One of the hallmarks of education is access to relevant materials and resources that accurately reflect instructional content and anticipated student learning outcomes. For teachers, it is of critical importance that the information learners have access to and use to complete content-related tasks is sourced from legitimate, vetted resources accurately reflecting the desired information the student means to convey. However, a growing trend across the Internet is the deliberate misrepresentation of otherwise factual information to sway an end-user to adopt a position or line of thinking that may support a particular position or act in counter thereof. Manipulating images and text to deliberately misinform or mislead the intended audience, or the rising phenomenon known as deepfakes, has definitely impacted areas such as advertisement, politics, and social media. As research about the effects of deepfakes in these areas has risen significantly over the past few years, especially noted during their intense saturation during the 2016 election cycle, understanding how deepfakes have the potential of negatively affecting the fields of teaching and learning presents as an area in need of significant exploration.

Key Terms in this Chapter

Information Literacy: Defined as the ability to gather information from multiple resources to provide context for particular content.
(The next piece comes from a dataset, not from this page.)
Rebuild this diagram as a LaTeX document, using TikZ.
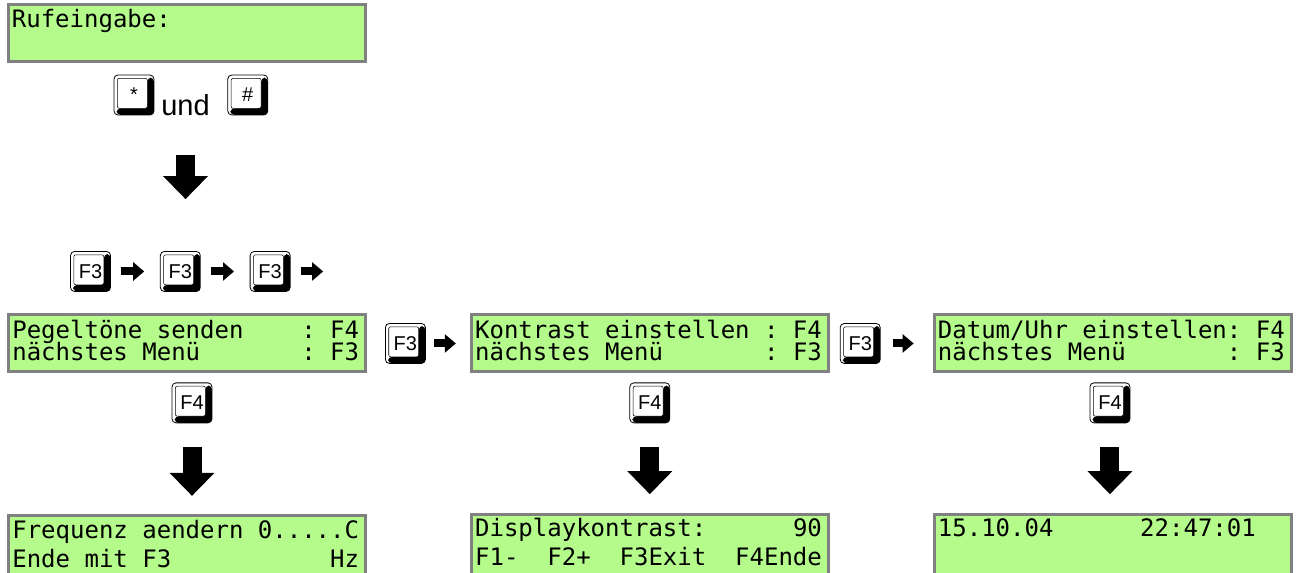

Reproduction Literacy: Defined as the ability to create meaningful content based on curated digital resources.

Branching Literacy: Defined as the ability to contextualize information using a nonlinear, multidimensional approach.

Sociocultural Theory: Defined as a theory in psychology in which learners cognitively develop based on their personal and cultural interactions.

Scaffolding: Defined as the educational concept in which a learner receives additional instructional support around particular content.

Arial Scaffold: Defined as a scaffold that provides mobile support in the form of freely moving mechanism.

Supported Scaffold: Defined as a scaffold that is fixed using rods, platforms, and the like.

Self-Regulation: Defined as a learner negotiating content without object or other scaffolding.

Zone of Proximal Development: Defined as a theory in psychology identifying a learner’s ability level based on what s/he can or cannot do with scaffolded instruction.

Photo-Visual Literacy: Defined as how a learner interprets and applies meaning of photos and video to related content.

Technological, Pedagogical, and Content Knowledge (TPACK): Defined as a framework that explicates the interrelated skill sets a teacher needs to teach content using technology.

Digital Literacy: Defined as the set of skills needed for an end-user to learn, live, and work in a society that depends on technologies for access and communication.

Object Regulation: Defined as a learner being instructionally scaffolded using some object such as an app, computer, textbook, and the like.

Other Regulation: Defined as a learner being instructionally scaffolded by another individual such as a teacher or peer mentor.

Suspended Scaffold: Defined as a scaffold that is suspended using ropes, pullies, and the like.

Deepfake: Defined as the deliberate manipulation of media using AI driven software to skew the context of audio, images, or video in an effort to promote a particular point of view.